In portrait painting is one of the glories of English art, landscape is another: in both
directions it rose to supreme heights. In the very spirit of the pictures we feel sincerity from the
depths of the national temperament.
The third characteristic of the English school is the moral strain which goes back to the old
Puritan tradition. It favours a conception of art close to that of a novel. Sometimes it leans
towards the pamphlet which is often one of the forms of the English novel. This moral sprit
alternating between utilitarian moralism and poetic fantasy has produced artists original in their
force and singularity and quite unparalleled elsewhere.
2. Thomas Gainsborough’s (1727-1788) professional career began in 1750. He executed a great
many small-sized portraits as well as landscapes of a decorative nature. His output includes
about 800 portraits and more than two hundred landscapes.
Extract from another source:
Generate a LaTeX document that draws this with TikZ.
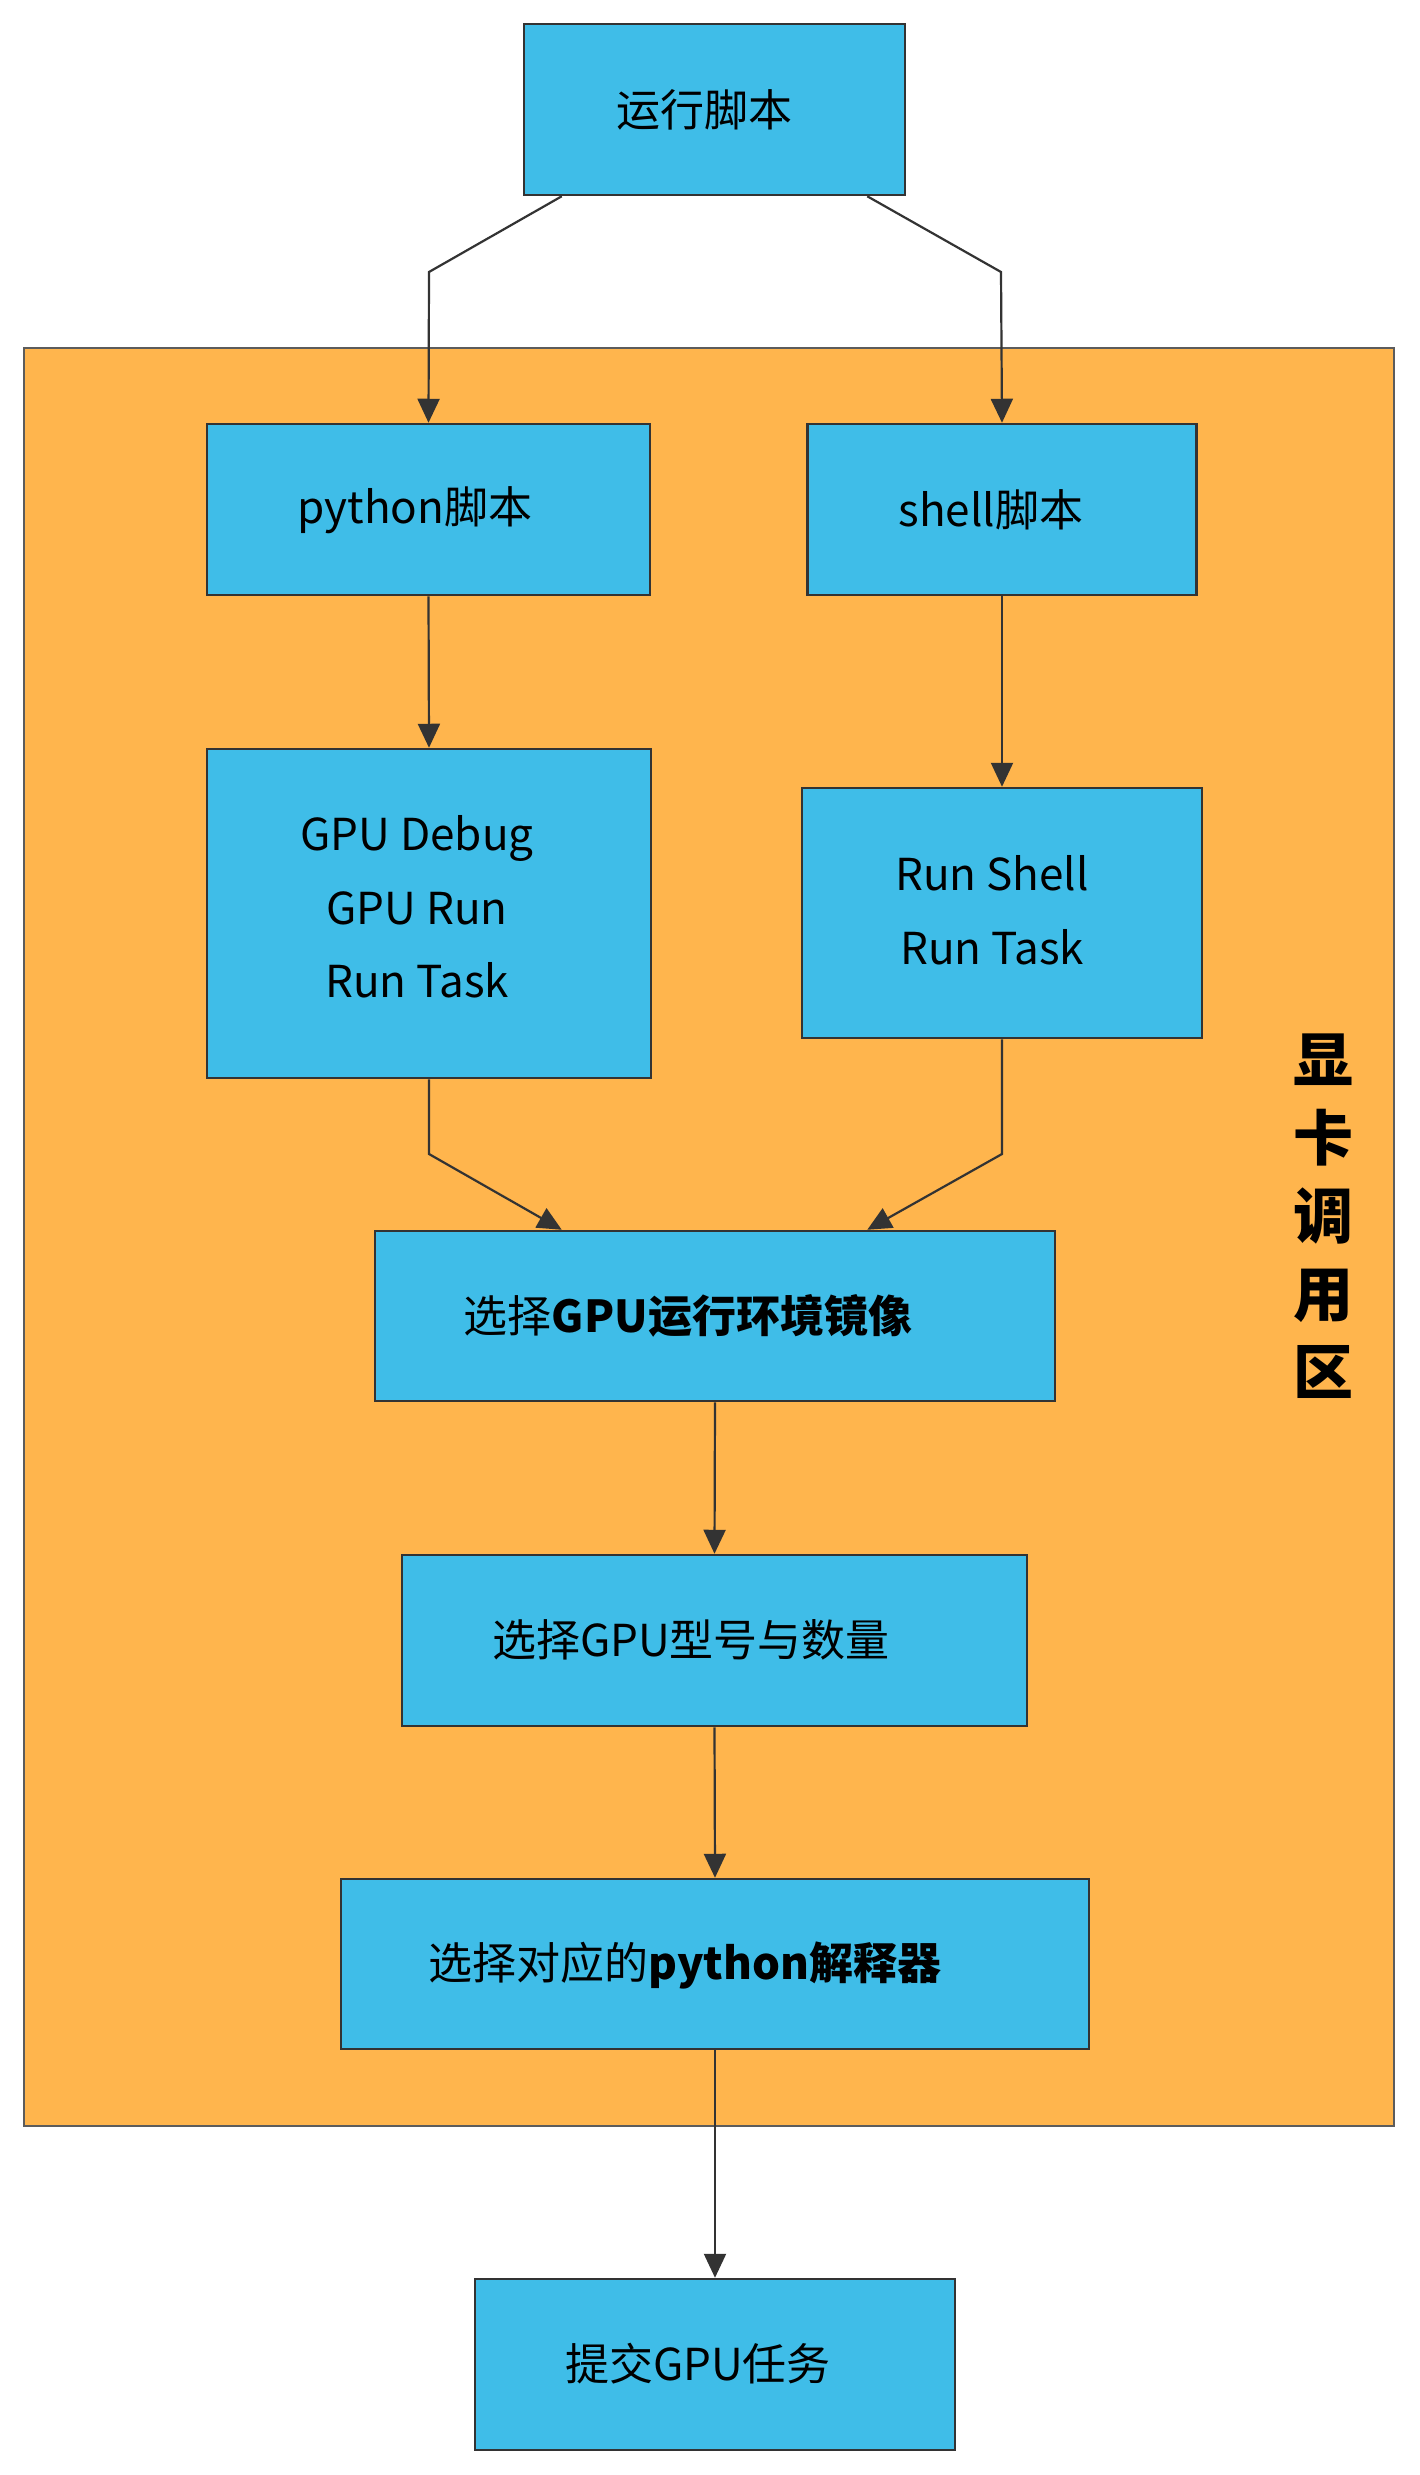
\documentclass[tikz,border=0pt]{standalone}
\usepackage{fontspec}
\setmainfont{Noto Sans CJK SC}
\usetikzlibrary{arrows.meta,calc}
\definecolor{boxblue}{HTML}{3FBDE8}
\definecolor{zoneorange}{HTML}{FFB54D}
\definecolor{edgegray}{HTML}{333333}
\tikzset{
  stepbox/.style={draw=edgegray, line width=2.5pt, fill=boxblue, inner sep=0pt, rectangle},
  lbl/.style={inner sep=0pt, font=\fontsize{44}{73.5}\selectfont, align=center},
  arr/.style={draw=edgegray, line width=2.2pt, -{Triangle[length=24pt,width=22pt]}},
}
\begin{document}
\begin{tikzpicture}[x=1pt,y=-1pt]
\useasboundingbox (0,0) rectangle (1420,2475);
\fill[white] (0,0) rectangle (1420,2475);

% zone
\node[draw=edgegray!80, line width=2pt, fill=zoneorange, inner sep=0pt,
      minimum width=1370pt, minimum height=1778pt] (zone) at (709,1236.5) {};
\node[inner sep=0pt, font=\fontsize{60}{78}\selectfont\bfseries, align=center] (zonelbl) at (1323,1216) {显\\卡\\调\\用\\区};

% boxes
\node[stepbox, minimum width=381pt, minimum height=171pt] (top) at (714.5,109.5) {};
\node[stepbox, minimum width=443pt, minimum height=171pt] (py) at (428.5,509.5) {};
\node[stepbox, minimum width=389pt, minimum height=171pt] (sh) at (1002,509.5) {};
\node[stepbox, minimum width=444pt, minimum height=329pt] (gd) at (429,913.5) {};
\node[stepbox, minimum width=400pt, minimum height=250pt] (rs) at (1002,913) {};
\node[stepbox, minimum width=680pt, minimum height=170pt] (env) at (715,1316) {};
\node[stepbox, minimum width=625pt, minimum height=171pt] (model) at (714.5,1640.5) {};
\node[stepbox, minimum width=748pt, minimum height=170pt] (interp) at (715,1964) {};
\node[stepbox, minimum width=480pt, minimum height=171pt] (submit) at (715,2364.5) {};

% labels
\node[lbl] (topt) at (704,110) {运行脚本};
\node[lbl] (pyt) at (415,510) {python脚本};
\node[lbl] (sht) at (991,510) {shell脚本};
\node[lbl] (gdt) at (417,907) {GPU Debug\\GPU Run\\Run Task};
\node[lbl] (rst) at (992,910.5) {Run Shell\\Run Task};
\node[lbl] (envt) at (688,1316) {选择\textbf{GPU运行环境镜像}};
\node[lbl] (modelt) at (691,1640) {选择GPU型号与数量};
\node[lbl] (interpt) at (685,1965) {选择对应的\textbf{python解释器}};
\node[lbl] (submitt) at (698,2364) {提交GPU任务};

% connectors
\coordinate (b1) at (429,272);
\coordinate (b2) at (1001,272);
\coordinate (b3) at (429,1154);
\coordinate (b4) at (1002,1154);
\draw[arr] ([xshift=39pt]top.south west) -- (b1) -- (py.north);
\draw[arr] ([xshift=-39pt]top.south east) -- (b2) -- (sh.north);
\draw[arr] (py.south) -- (gd.north);
\draw[arr] (sh.south) -- (rs.north);
\draw[arr] (gd.south) -- (b3) -- ([xshift=188pt]env.north west);
\draw[arr] (rs.south) -- (b4) -- ([xshift=-189pt]env.north east);
\draw[arr] (env.south) -- (model.north);
\draw[arr] (model.south) -- (interp.north);
\draw[arr] (interp.south) -- (submit.north);
\end{tikzpicture}
\end{document}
Although his art fitted the broad canons of the 18 th century pictorial style it is not possible
to discover in Gainsborough any attempt to perfect nature or to put it onto an ideal plane. Since
he was no theoretician, Gainsborough did not aim to formulate a new concept of nature. He
consented himself with a sensuous response to her stimulus, without running the risk of spoiling
the charm and spontaneity of nature by indulging in idealisation or mannerism. “The landscape
in Gainsborough is soothing, tender, and affecting. The stillness of noon, the depths of twilight,
and the dews and pearls of the morning, are all to be found on the canvases of this benevolent
and kind-hearted man,” said Constable.
As far as Gainsborough’s technique is concerned, it may be noted that in many of his
paintings, both landscapes and portraits, he uses atmosphere in order to cast a clear light on his
subject and sharpen outlines. In many others he prefers chiaroscuro, indefinite tones, contrasts
of light and shade - that is to say, all those effects which do not serve as a basis for the study of
light, but rather stimulate the sensibility. Contrasts of light and shade in a context of flowing,
curved and broken lines, produce an impression of animation and mobility which is the
characteristic of Gainsborough’s art. This mobility is directly connected with the technique of
seizing an effect in a rapid stroke.
Describe a landscape by Gainsborough.
3. Although Gainsborough considered that his particular bent was for landscape, his official art
is portraiture. The particular discovery of Gainsborough was the creation of a form of art in
which the sitters and a background merge into a single entity. The landscape is not kept in the
background, but in most cases men and nature are fused in a single whole through the
atmospheric harmony of mood. This method of placing the sitter in direct contact with the
landscape was certainly a most effective answer to rhetorical portraiture where a figure in a
historical attitude, was placed in relief against a background of minor importance. This was a
distinct innovation at a time when the whole tradition was to highly praise an ideal and historical
concept of beauty, to abandon nature and embrace artificiality. Each of Gainsborough’s portraits
is distinct and individual, even though, taken as a whole, they depict an entire society in its
significant manifestations. In the portrait of “Robert Andrews and Mary, his Wife”, for example,
the beauty of the green English summer is communicated to the viewer through the sense of well-
being and delight which the atmosphere visibly creates in the sitters. Gainsborough shows the
pleasure of resting on a plain wooden bench in a cool shade of an oak tree, while all around the
ripe harvest throbs in a hot atmosphere enveloped by a golden light. The men and women
portrayed in Gainsborough’s paintings are themselves not immune from the cyclic rhythm of the
seasons. This factor of instability is mainly responsible for creating the “natural portrait”.
Describe a portrait by Gainsborough stressing the peculiarities of his treatment of
man and nature.
4. Read the information about John Constable (see the supplement) and speak about the most
important characteristic features of his style than make him unique and recognisable.
5. Describe a picture by Constable showing his approach to natural reality.